The 2012 season started well enough by Detroit Lions standards. Their record was just 4-4, but they had won three out of four games heading into their Nov. 11 bout against the Minnesota Vikings. Then disaster: The Lions lost 34-24 to kick off an eight-game losing streak filled with the sort of agonizing losses that have come to define the Lions in recent years.
Calvin Johnson was the team's silver lining. He set an NFL record with 1,964 yards receiving, breaking the previous mark set by Jerry Rice. He also caught just five touchdown passes despite his gaudy yardage, which served as a sober reminder of the Lions' offensive inefficiency. Detroit ranked 27th in the NFL at 17.6 yards per point. By contrast, the league leading New England Patriots needed just 12.7 yards per point last season.
The Lions seem to have the talent to be playoff contenders, but discipline issues and a pervasive losing culture have seemingly kept the team down. If they get their minds right, however, Detroit could be back in the playoffs for the second time in three seasons.
The Lions experienced plenty of attrition following the 2012 season but were able to make up for most of their losses through free agency. In some areas, they arguably upgraded.
On offense, the losses of Kevin Smith and Jahvid Best at running back should be more than offset by the addition of Reggie Bush from Miami. Bush could form a powerful thunder-and-lightning combo with Mikel Leshoure. At wide receiver, Titus Young's departure could be an addition by subtraction, given his toxic presence in the locker room and well-documented off-field trouble.

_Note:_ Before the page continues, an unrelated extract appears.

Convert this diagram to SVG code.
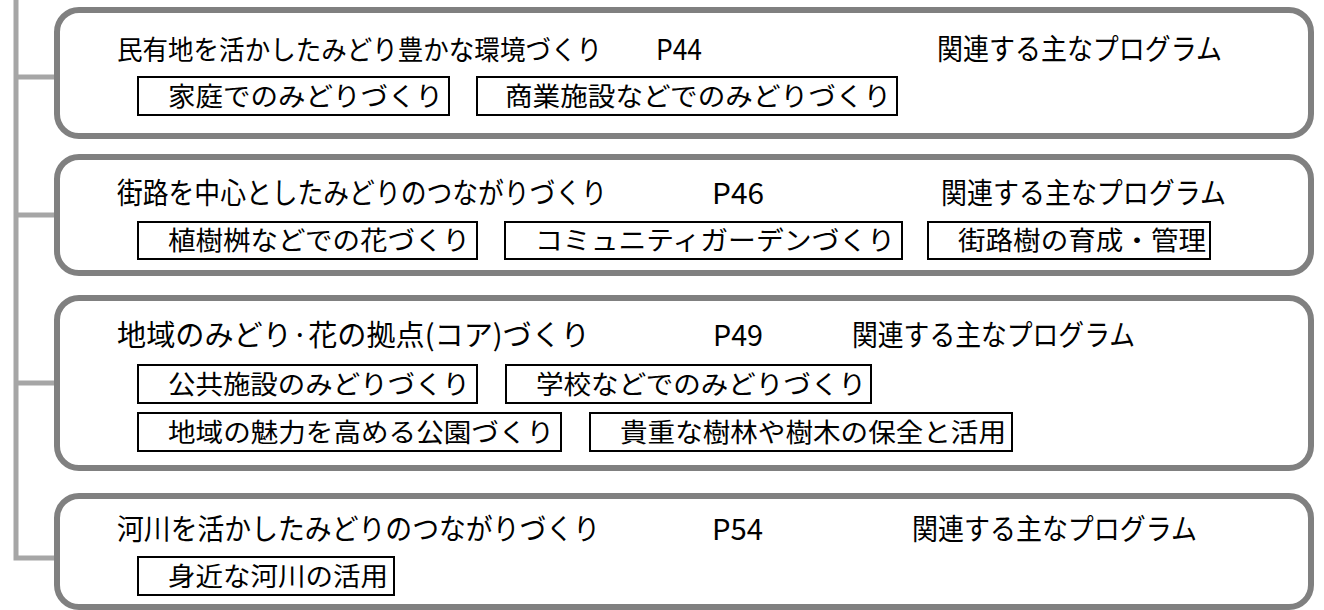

On defense, the Lions made an intriguing swap at defensive end, losing Cliff Avril, Kyle Vanden Bosch and Lawrence Jackson, but adding Jason Jones and prized rookie Ezekiel Ansah. The Lions dumped a lot of experience and production, but Jones has been stalwart throughout his career and Ansah has the potential to be a game changer. The Lions also bolstered their secondary, stealing safety Glover Quin from the Houston Texans and selecting rookie corner Darius Slay in the second round of the 2013 NFL Draft to complement Louis Delmas and the re-signed Chris Houston.
The Lions failed to address a glaring weakness on the offensive line. Starting left tackle Jeff Backus retired in the offseason, and instead of signing a proven replacement the team moved Riley Reiff over from the right side. Reiff has yet to prove he is reliable pass blocker, and journeyman Corey Hilliard and former fourth-round pick Jason Fox don't necessarily inspire much confidence at right tackle. The Lions could be very susceptible to edge rushers in 2013.
Training camp location and schedule
The Lions moved into their 460,000 square foot Allen Park Training Facility in 2002 and have spent training camp in Allen Park ever since. The town itself has its own unique quirks. Allen Park happens to be the home of the world's largest tire and the 2009 World Series of Bowling.
Rookies will begin camp on July 22, with veterans expected to arrive four days later. The Lions did not announce their full 2013 training camp schedule, but they did reveal the dates when fans can attend open practices. All times are Eastern. Via Lions blog Pride of Detroit:
- Monday, July 29 - 9:15 a.m.
- Tuesday, July 30 - 9:15 a.m.
- Thursday, Aug. 1 - 9:15 a.m.
- Friday, Aug. 2 - 9:15 a.m.
- Saturday, Aug. 3 - 3 p.m.
- Sunday, Aug. 4 - 9:15 a.m.
- Tuesday, Aug. 6 - 9:15 a.m.
- Wednesday, Aug. 7 - 9:15 a.m.
Admission to practice is free; simply show up when gates open 30 minutes before practice if you happen to be in the area. The Lions' official site has more rules and stipulations.
Right tackle - Gosder Cherilus would have cost the Lions a lot of money to keep, but he at least would have given them some peace of mind at right tackle. Now the Lions will look to Corey Hilliard or Jason Fox to man the position, neither of whom have much starting experience. Hilliard has started five games in his career playing for four different teams in six seasons, while Fox has appeared in five games total since being drafted by the Lions in the fourth round of the 2010 NFL Draft. It's hard to tell who has the leg up in the competition at the moment, but there's a chance that whoever wins the job will struggle.
Right guard - Rookie Larry Warford could be asked to make an immediate impact at right guard. He will have to beat out the likes of Dylan Gandy, Rodney Austin and Bill Nagy, but the fact that Warford took first-team reps during offseason practices bodes well for his starting chances. Whether he'll be effective in his first year in the NFL remains to be seen, however.
Cornerback - Chris Houston will almost assuredly start at left cornerback, but who his partner will be on the right side is still unclear. There are several potential competitors for the spot, but most likely the battle will come down to veteran Ron Bartell and rookie Darius Slay. Bartell has eight NFL seasons and a good frame to his credit, but he can't match Slay's athleticism. The rookie out of Mississippi State was the fastest defensive back at the 2013 NFL Combine.